5. Time-Series Databases:
Overview: Time-series databases specialize in storing and analyzing time-stamped data, such as sensor readings, financial market data, and application metrics. They optimize data storage and retrieval for time-based queries.
Examples:
- InfluxDB
- Prometheus
- TimescaleDB
Characteristics:
- Optimized for storing and querying time-series data.
- Efficient storage and retrieval of timestamped data points.
- Support for aggregations, downsampling, and real-time analytics.
- Scalable architectures for handling high-volume time-series data.

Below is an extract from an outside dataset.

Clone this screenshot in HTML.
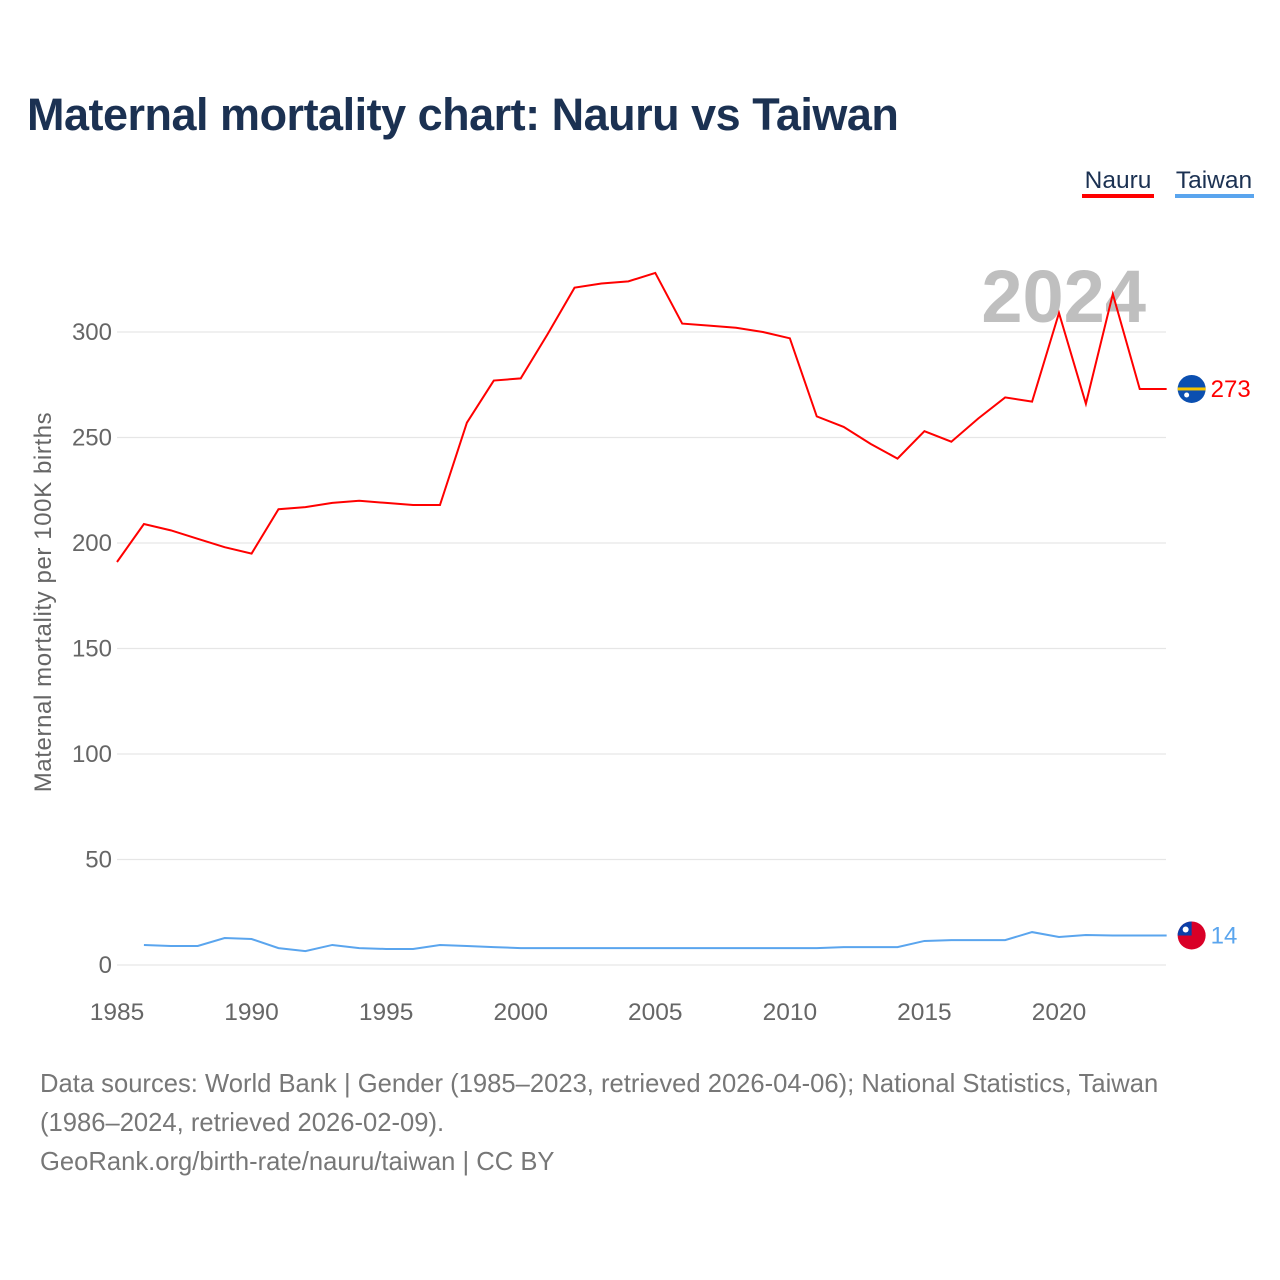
<!DOCTYPE html>
<html><head><meta charset="utf-8">
<style>
body{margin:0;background:#fff;width:1280px;height:1280px;overflow:hidden;font-family:"Liberation Sans",sans-serif}
.title{position:absolute;left:27px;top:89px;font-size:45px;font-weight:bold;color:#1b3152;letter-spacing:-0.5px}
.foot{position:absolute;left:40px;top:1065px;font-size:25.6px;line-height:39px;color:#777}
</style></head><body>
<div class="title">Maternal mortality chart: Nauru vs Taiwan</div>
<svg id="chart" width="1280" height="1060" style="position:absolute;left:0;top:0"></svg>
<div class="foot">Data sources: World Bank | Gender (1985–2023, retrieved 2026-04-06); National Statistics, Taiwan<br>(1986–2024, retrieved 2026-02-09).<br>GeoRank.org/birth-rate/nauru/taiwan | CC BY</div>
<script>
const nauruYears=[1985,1986,1987,1988,1989,1990,1991,1992,1993,1994,1995,1996,1997,1998,1999,2000,2001,2002,2003,2004,2005,2006,2007,2008,2009,2010,2011,2012,2013,2014,2015,2016,2017,2018,2019,2020,2021,2022,2023,2024];
const nauruValues=[191,209,206,202,198,195,216,217,219,220,219,218,218,257,277,278,299,321,323,324,328,304,303,302,300,297,260,255,247,240,253,248,259,269,267,309,266,318,273,273];
const taiwanYears=[1986,1987,1988,1989,1990,1991,1992,1993,1994,1995,1996,1997,1998,1999,2000,2001,2002,2003,2004,2005,2006,2007,2008,2009,2010,2011,2012,2013,2014,2015,2016,2017,2018,2019,2020,2021,2022,2023,2024];
const taiwanValues=[9.5,9,9,12.8,12.3,8,6.6,9.5,8,7.6,7.6,9.5,9,8.5,8,8,8,8,8,8,8,8,8,8,8,8,8.5,8.5,8.5,11.4,11.8,11.8,11.8,15.6,13.3,14.2,14,14,14];
const yTicks=[0,50,100,150,200,250,300];
const xTicks=[1985,1990,1995,2000,2005,2010,2015,2020];
const NS='http://www.w3.org/2000/svg';
const svg=document.getElementById('chart');
const X=y=>117+(y-1985)*26.914;
const Y=v=>965-v*2.11;
function mk(t,a,txt){const e=document.createElementNS(NS,t);for(const k in a)e.setAttribute(k,a[k]);if(txt!==undefined)e.textContent=txt;svg.appendChild(e);return e;}
yTicks.forEach(v=>{
 const g=mk('line',{x1:117,x2:1166,y1:Y(v),y2:Y(v),stroke:'#e6e6e6','stroke-width':1.3});
 
 
 const t=mk('text',{x:112,y:Y(v)+8,'text-anchor':'end','font-size':24,fill:'#666'},String(v));
 
 
});
xTicks.forEach(v=>{
 const t=mk('text',{x:X(v),y:1020,'text-anchor':'middle','font-size':24.5,fill:'#666'},String(v));
 
 
});
const yt=mk('text',{transform:'translate(51,602) rotate(-90)','text-anchor':'middle','font-size':24,'letter-spacing':'0.6',fill:'#666'},'Maternal mortality per 100K births');


const yr=mk('text',{x:1146,y:322,'text-anchor':'end','font-size':74,'font-weight':'bold',fill:'#bfbfbf'},'2024');


const nl=mk('polyline',{points:nauruYears.map((y,i)=>X(y)+','+Y(nauruValues[i])).join(' '),fill:'none',stroke:'#ff0000','stroke-width':2});


const tl=mk('polyline',{points:taiwanYears.map((y,i)=>X(y)+','+Y(taiwanValues[i])).join(' '),fill:'none',stroke:'#5aa5ee','stroke-width':2});


const nv=nauruValues[nauruValues.length-1], tv=taiwanValues[taiwanValues.length-1];
const fx=X(2024)+25;
const nf=mk('circle',{cx:fx,cy:Y(nv),r:14,fill:'#0b4fb0'});


mk('rect',{x:fx-14,y:Y(nv)-1.5,width:28,height:3,fill:'#f5c400'});
mk('circle',{cx:fx-5,cy:Y(nv)+6,r:2.5,fill:'#fff'});
const nt=mk('text',{x:fx+19,y:Y(nv)+8,'font-size':24,fill:'#ff0000'},String(nv));


const tf=mk('circle',{cx:fx,cy:Y(tv),r:14,fill:'#d90027'});


mk('path',{d:`M${fx-14},${Y(tv)} A14,14 0 0 1 ${fx},${Y(tv)-14} L${fx},${Y(tv)} Z`,fill:'#0b3fa8'});
mk('circle',{cx:fx-6,cy:Y(tv)-6,r:3,fill:'#fff'});
const tt=mk('text',{x:fx+19,y:Y(tv)+8,'font-size':24,fill:'#5aa5ee'},String(tv));


const l1=mk('text',{x:1118,y:188,'text-anchor':'middle','font-size':24.5,fill:'#1b3152'},'Nauru');


mk('rect',{x:1082,y:194,width:72,height:4,fill:'#ff0000'});
const l2=mk('text',{x:1214,y:188,'text-anchor':'middle','font-size':24.5,fill:'#1b3152'},'Taiwan');


mk('rect',{x:1175,y:194,width:79,height:4,fill:'#5aa5ee'});
</script>
</body></html>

Use Cases: Time-series databases are suitable for applications requiring storage and analysis of time-stamped data, such as IoT sensor data monitoring, financial market data analysis, and infrastructure and application performance monitoring.
Advantages:
- Optimized for efficient storage and retrieval of time-series data.
- Support for real-time analytics and monitoring.
- Scalable architectures for handling high-volume data streams.
Disadvantages:
- May lack support for general-purpose querying beyond time-based operations.
- Specialized use case limits applicability to time-series data.
Conclusion:
Each type of database offers unique advantages and is suitable for specific use cases.
- Relational databases excel in structured data storage and complex queries, while NoSQL databases provide flexibility and scalability for diverse data formats.
- NewSQL databases bridge the gap between SQL and NoSQL paradigms, offering ACID compliance with scalability.
- In-memory databases optimize performance with fast data access, and time-series databases specialize in efficient storage and analysis of time-stamped data.
- By understanding the characteristics, use cases, advantages, and disadvantages of each database type, organizations can make informed decisions to meet their data storage and processing requirements effectively.